Dès l’amorce de la crise économique, fin 2008, les wagons de marchandises de et vers la France furent moins nombreux. La desserte locale sur la ligne 130A connut deux réductions successives dans l’offre de trains, particulièrement en début et en fin de journée. Depuis le 10 septembre 2012, les automotrices ne franchissent plus la frontière jusque Jeumont. En février 2013, Infrabel faisait comprendre que sans amélioration dans son financement, plusieurs lignes ne feraient plus l’objet d’investissements majeurs avant 2030. Dont la ligne 130A.

En décembre 2013, la SNCB ferma le dernier guichet de la ligne, celui de Lobbes.

En décembre 2014, le nouveau Plan de Transport de la SNCB imposa une réduction conséquente de l’amplitude dans l’offre de trains voyageurs, avec un dernier départ de Charleroi-Sud en semaine à 19h53 déjà. Mais à côté de ça – et nous en sommes là aujourd’hui– les cinq ponts en question, qui datent du début des années 1950, sont dans un tel état que ne pas les remplacer signifierait la fermeture de la ligne pour d’évidentes raisons de sécurité.
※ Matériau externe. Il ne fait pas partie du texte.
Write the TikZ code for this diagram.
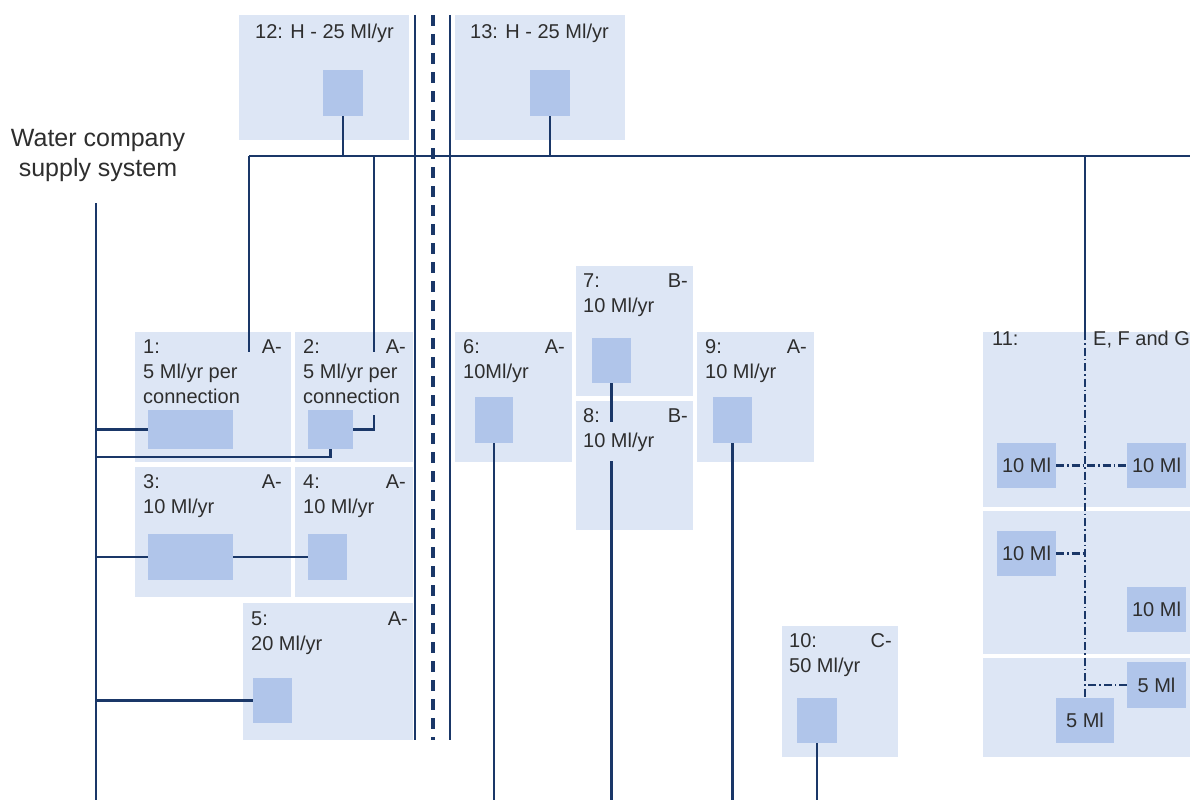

Si, en mai 2019, Infrabel a procédé au remplacement de deux de ces ponts, il est hélas vite apparu que pour des raisons budgétaires, ils ne le seraient que par des ouvrages à voie unique.

Et donc, depuis fin juin 2019, voici notre ligne 130A, notre petite mais essentielle ligne internationale avec ses trains qui allaient jadis jusqu’à Moscou, mise à voie unique sur près de dix kilomètres. La voici, après plus d’un siècle d’histoire, menacée comme jamais ! Et il nous revient d’essayer de prolonger cette histoire.